## AIM
Using the data below, output the first line and every line after it up to and including the line containing "const pairs = (xs, ys)", exactly as written and with nothing added.

## DATASET CONTENT
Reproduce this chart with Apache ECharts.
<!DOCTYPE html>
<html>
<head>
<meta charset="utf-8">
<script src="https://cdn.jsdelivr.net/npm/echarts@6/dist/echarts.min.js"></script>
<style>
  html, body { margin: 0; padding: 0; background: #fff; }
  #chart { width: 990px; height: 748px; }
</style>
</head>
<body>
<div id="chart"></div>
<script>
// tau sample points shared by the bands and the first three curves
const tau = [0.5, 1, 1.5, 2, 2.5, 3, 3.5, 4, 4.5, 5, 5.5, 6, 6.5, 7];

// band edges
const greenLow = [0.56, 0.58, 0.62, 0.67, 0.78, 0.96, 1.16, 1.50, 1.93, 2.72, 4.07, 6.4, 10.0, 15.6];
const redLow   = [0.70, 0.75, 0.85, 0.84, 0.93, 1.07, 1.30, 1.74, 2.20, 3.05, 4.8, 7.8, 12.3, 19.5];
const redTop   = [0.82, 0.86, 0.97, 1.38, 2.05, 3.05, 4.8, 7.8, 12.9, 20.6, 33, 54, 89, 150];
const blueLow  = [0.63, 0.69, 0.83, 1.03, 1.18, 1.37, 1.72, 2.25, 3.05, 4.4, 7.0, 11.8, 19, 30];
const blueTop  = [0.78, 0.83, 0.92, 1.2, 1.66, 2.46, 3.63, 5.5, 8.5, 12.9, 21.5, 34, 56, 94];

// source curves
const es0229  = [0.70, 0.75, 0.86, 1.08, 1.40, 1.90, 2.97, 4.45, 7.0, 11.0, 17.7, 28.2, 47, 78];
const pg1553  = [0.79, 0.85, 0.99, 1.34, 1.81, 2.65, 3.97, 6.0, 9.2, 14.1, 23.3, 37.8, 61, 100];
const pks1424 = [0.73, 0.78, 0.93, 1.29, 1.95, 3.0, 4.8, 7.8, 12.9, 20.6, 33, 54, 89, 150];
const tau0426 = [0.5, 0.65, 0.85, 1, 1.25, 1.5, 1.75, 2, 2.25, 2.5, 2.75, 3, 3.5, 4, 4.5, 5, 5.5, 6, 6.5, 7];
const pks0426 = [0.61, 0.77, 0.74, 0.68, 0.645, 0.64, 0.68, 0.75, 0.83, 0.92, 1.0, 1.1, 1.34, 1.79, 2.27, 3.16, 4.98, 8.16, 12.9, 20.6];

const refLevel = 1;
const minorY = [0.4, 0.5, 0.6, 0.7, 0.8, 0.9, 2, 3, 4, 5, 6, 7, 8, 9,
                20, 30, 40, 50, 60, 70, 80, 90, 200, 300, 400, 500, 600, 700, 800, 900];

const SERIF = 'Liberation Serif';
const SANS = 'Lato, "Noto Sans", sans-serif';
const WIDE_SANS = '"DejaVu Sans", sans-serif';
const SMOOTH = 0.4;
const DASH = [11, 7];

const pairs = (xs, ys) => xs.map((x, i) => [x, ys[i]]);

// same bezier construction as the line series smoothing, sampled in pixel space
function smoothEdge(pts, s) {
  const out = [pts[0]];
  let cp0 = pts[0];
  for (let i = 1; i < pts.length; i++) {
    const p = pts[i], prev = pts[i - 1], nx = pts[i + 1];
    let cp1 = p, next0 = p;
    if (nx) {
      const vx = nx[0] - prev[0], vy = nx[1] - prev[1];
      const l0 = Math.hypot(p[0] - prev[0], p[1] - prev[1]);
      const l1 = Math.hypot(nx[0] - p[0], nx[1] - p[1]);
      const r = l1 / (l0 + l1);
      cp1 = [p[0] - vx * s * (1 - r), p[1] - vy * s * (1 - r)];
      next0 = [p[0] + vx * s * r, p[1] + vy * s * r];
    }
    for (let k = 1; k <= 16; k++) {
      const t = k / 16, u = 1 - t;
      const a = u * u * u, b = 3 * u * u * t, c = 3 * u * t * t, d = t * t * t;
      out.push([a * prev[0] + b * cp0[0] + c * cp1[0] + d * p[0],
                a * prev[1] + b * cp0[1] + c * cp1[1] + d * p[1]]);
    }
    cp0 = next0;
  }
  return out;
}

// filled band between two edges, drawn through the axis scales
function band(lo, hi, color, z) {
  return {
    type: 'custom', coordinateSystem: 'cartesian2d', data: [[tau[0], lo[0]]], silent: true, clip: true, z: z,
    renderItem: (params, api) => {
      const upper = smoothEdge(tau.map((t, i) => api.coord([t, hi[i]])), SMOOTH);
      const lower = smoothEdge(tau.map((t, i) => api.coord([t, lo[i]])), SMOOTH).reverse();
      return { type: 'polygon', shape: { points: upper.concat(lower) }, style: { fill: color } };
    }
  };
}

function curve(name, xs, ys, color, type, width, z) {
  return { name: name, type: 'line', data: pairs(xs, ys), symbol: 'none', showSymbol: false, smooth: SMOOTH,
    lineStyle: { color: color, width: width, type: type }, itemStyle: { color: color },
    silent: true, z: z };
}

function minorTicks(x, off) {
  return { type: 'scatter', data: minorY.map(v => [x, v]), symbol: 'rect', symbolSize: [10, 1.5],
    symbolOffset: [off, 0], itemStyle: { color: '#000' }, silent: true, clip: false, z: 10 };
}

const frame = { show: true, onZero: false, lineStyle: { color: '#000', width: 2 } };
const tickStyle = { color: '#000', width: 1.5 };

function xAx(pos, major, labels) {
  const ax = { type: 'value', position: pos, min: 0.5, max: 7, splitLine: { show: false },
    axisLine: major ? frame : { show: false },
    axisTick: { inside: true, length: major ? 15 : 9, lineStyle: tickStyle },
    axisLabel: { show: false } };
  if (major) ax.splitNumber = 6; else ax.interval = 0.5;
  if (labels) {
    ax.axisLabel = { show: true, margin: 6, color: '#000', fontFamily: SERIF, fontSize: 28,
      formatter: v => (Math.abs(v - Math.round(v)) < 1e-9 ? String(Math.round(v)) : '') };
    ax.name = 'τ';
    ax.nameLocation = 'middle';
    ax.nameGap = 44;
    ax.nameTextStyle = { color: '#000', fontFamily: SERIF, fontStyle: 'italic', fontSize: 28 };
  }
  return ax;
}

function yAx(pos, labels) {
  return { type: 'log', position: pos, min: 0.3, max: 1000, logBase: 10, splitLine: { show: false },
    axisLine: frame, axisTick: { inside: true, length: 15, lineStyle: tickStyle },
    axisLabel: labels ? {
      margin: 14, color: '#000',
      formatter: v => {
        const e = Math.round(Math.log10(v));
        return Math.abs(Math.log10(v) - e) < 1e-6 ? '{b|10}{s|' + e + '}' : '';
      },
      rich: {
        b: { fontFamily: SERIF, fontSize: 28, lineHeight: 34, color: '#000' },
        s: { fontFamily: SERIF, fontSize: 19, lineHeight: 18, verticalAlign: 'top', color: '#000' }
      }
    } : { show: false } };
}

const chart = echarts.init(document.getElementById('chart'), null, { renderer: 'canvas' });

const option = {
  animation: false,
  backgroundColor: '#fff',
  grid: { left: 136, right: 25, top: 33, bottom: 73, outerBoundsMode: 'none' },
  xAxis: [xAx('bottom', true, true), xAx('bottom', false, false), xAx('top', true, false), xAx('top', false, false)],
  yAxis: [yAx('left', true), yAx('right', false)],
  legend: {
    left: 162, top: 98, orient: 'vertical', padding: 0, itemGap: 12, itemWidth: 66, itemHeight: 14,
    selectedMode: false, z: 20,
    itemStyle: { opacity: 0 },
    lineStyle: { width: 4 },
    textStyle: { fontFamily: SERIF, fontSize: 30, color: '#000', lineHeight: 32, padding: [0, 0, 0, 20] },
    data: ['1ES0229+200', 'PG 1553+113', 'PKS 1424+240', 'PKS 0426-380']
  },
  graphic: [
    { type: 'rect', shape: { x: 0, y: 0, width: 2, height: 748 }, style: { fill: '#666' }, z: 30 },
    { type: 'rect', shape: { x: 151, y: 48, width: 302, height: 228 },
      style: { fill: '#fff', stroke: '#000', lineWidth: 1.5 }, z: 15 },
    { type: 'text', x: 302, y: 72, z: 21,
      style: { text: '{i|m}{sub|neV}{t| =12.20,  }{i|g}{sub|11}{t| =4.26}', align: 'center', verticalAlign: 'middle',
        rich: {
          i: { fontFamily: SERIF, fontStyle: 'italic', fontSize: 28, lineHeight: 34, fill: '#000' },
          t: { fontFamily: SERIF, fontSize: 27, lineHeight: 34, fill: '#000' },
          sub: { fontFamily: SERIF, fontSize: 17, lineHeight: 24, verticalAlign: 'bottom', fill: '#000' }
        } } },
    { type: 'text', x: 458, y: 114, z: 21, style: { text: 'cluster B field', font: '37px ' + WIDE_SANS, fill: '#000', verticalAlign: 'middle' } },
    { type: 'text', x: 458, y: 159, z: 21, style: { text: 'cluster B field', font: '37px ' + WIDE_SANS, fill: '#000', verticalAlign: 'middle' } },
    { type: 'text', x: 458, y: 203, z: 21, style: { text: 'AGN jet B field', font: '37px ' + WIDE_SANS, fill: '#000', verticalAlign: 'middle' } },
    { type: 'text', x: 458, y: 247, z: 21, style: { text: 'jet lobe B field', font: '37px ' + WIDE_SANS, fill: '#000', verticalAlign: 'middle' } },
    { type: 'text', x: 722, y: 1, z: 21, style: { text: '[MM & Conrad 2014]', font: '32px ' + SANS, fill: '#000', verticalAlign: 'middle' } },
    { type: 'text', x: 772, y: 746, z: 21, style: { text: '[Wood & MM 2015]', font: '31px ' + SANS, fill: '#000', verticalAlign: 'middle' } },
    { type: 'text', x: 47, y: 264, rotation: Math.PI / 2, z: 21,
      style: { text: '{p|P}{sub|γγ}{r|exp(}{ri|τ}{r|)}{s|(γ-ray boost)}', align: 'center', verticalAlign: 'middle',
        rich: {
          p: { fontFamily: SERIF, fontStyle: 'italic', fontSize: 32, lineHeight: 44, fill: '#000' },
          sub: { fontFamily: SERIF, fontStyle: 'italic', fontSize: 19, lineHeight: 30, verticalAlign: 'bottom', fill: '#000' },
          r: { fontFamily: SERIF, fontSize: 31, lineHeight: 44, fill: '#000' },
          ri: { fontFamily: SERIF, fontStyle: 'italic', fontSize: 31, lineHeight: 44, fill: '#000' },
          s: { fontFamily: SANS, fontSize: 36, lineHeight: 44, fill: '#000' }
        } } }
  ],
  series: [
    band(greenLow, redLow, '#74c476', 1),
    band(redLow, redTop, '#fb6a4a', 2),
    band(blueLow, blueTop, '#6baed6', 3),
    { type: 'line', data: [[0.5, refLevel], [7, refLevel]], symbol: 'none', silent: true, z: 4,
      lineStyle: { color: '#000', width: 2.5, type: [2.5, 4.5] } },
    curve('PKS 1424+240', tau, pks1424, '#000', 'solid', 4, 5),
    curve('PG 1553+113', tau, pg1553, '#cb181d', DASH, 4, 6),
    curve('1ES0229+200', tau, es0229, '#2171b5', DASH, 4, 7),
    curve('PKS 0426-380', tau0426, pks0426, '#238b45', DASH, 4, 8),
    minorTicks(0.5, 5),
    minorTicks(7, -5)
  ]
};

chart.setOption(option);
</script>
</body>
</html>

## OUTPUT FOR THIS EXERCISE
Reproduce this chart with Apache ECharts.
<!DOCTYPE html>
<html>
<head>
<meta charset="utf-8">
<script src="https://cdn.jsdelivr.net/npm/echarts@6/dist/echarts.min.js"></script>
<style>
  html, body { margin: 0; padding: 0; background: #fff; }
  #chart { width: 990px; height: 748px; }
</style>
</head>
<body>
<div id="chart"></div>
<script>
// tau sample points shared by the bands and the first three curves
const tau = [0.5, 1, 1.5, 2, 2.5, 3, 3.5, 4, 4.5, 5, 5.5, 6, 6.5, 7];

// band edges
const greenLow = [0.56, 0.58, 0.62, 0.67, 0.78, 0.96, 1.16, 1.50, 1.93, 2.72, 4.07, 6.4, 10.0, 15.6];
const redLow   = [0.70, 0.75, 0.85, 0.84, 0.93, 1.07, 1.30, 1.74, 2.20, 3.05, 4.8, 7.8, 12.3, 19.5];
const redTop   = [0.82, 0.86, 0.97, 1.38, 2.05, 3.05, 4.8, 7.8, 12.9, 20.6, 33, 54, 89, 150];
const blueLow  = [0.63, 0.69, 0.83, 1.03, 1.18, 1.37, 1.72, 2.25, 3.05, 4.4, 7.0, 11.8, 19, 30];
const blueTop  = [0.78, 0.83, 0.92, 1.2, 1.66, 2.46, 3.63, 5.5, 8.5, 12.9, 21.5, 34, 56, 94];

// source curves
const es0229  = [0.70, 0.75, 0.86, 1.08, 1.40, 1.90, 2.97, 4.45, 7.0, 11.0, 17.7, 28.2, 47, 78];
const pg1553  = [0.79, 0.85, 0.99, 1.34, 1.81, 2.65, 3.97, 6.0, 9.2, 14.1, 23.3, 37.8, 61, 100];
const pks1424 = [0.73, 0.78, 0.93, 1.29, 1.95, 3.0, 4.8, 7.8, 12.9, 20.6, 33, 54, 89, 150];
const tau0426 = [0.5, 0.65, 0.85, 1, 1.25, 1.5, 1.75, 2, 2.25, 2.5, 2.75, 3, 3.5, 4, 4.5, 5, 5.5, 6, 6.5, 7];
const pks0426 = [0.61, 0.77, 0.74, 0.68, 0.645, 0.64, 0.68, 0.75, 0.83, 0.92, 1.0, 1.1, 1.34, 1.79, 2.27, 3.16, 4.98, 8.16, 12.9, 20.6];

const refLevel = 1;
const minorY = [0.4, 0.5, 0.6, 0.7, 0.8, 0.9, 2, 3, 4, 5, 6, 7, 8, 9,
                20, 30, 40, 50, 60, 70, 80, 90, 200, 300, 400, 500, 600, 700, 800, 900];

const SERIF = 'Liberation Serif';
const SANS = 'Lato, "Noto Sans", sans-serif';
const WIDE_SANS = '"DejaVu Sans", sans-serif';
const SMOOTH = 0.4;
const DASH = [11, 7];

const pairs = (xs, ys) => xs.map((x, i) => [x, ys[i]]);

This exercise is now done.